You are viewing a plain text version of this content. The canonical link for it is here.
Posted to common-user@hadoop.apache.org by sunww <sp...@outlook.com> on 2015/12/16 04:07:33 UTC

container fail after nodemanager restart

HI
    I'm using hadoop 2.7.1 witch kerberos enabled. After I restart a nodemanager, some of the nodemanager's containers  sometimes failed.
    I find some error log in the nodemanage. Any suggestion will be appreciated. Thanks.
    And the container-executor is like this:
    ---Sr-s--- 1 root hadoop 114398 Oct  1 02:31 container-executor
    
2015-12-16 09:06:55,478 INFO  nodemanager.ContainerExecutor (ContainerExecutor.java:logOutput(286)) - The configured nodemanager group 1001 is different from the group of the executable 0
2015-12-16 09:06:55,479 ERROR launcher.RecoveredContainerLaunch (RecoveredContainerLaunch.java:call(88)) - Unable to recover container container_e14_1449136946007_0006_01_000010
java.io.IOException: Problem signalling container 967 with NULL; output: The configured nodemanager group 1001 is different from the group of the executable 0
 and exitCode: 22
        at org.apache.hadoop.yarn.server.nodemanager.LinuxContainerExecutor.signalContainer(LinuxContainerExecutor.java:483)
        at org.apache.hadoop.yarn.server.nodemanager.LinuxContainerExecutor.isContainerProcessAlive(LinuxContainerExecutor.java:538)
        at org.apache.hadoop.yarn.server.nodemanager.ContainerExecutor.reacquireContainer(ContainerExecutor.java:182)
        at org.apache.hadoop.yarn.server.nodemanager.LinuxContainerExecutor.reacquireContainer(LinuxContainerExecutor.java:441)
        at org.apache.hadoop.yarn.server.nodemanager.containermanager.launcher.RecoveredContainerLaunch.call(RecoveredContainerLaunch.java:83)
        at org.apache.hadoop.yarn.server.nodemanager.containermanager.launcher.RecoveredContainerLaunch.call(RecoveredContainerLaunch.java:46)
        at java.util.concurrent.FutureTask.run(FutureTask.java:262)
        at java.util.concurrent.ThreadPoolExecutor.runWorker(ThreadPoolExecutor.java:1145)
        at java.util.concurrent.ThreadPoolExecutor$Worker.run(ThreadPoolExecutor.java:615)
        at java.lang.Thread.run(Thread.java:745)
Caused by: ExitCodeException exitCode=22: Invalid permissions on container-executor binary.

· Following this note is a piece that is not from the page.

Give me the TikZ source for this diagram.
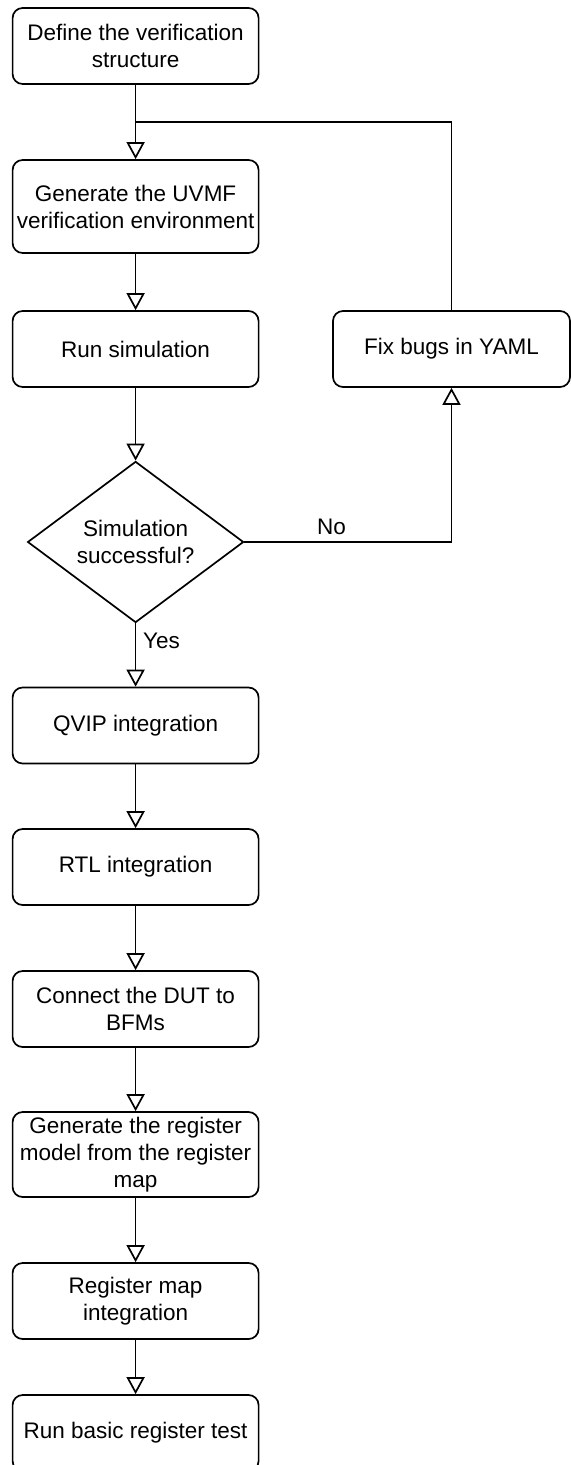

        at org.apache.hadoop.util.Shell.runCommand(Shell.java:576)
        at org.apache.hadoop.util.Shell.run(Shell.java:487)
        at org.apache.hadoop.util.Shell$ShellCommandExecutor.execute(Shell.java:753)
        at org.apache.hadoop.yarn.server.nodemanager.LinuxContainerExecutor.signalContainer(LinuxContainerExecutor.java:474)
        ... 9 more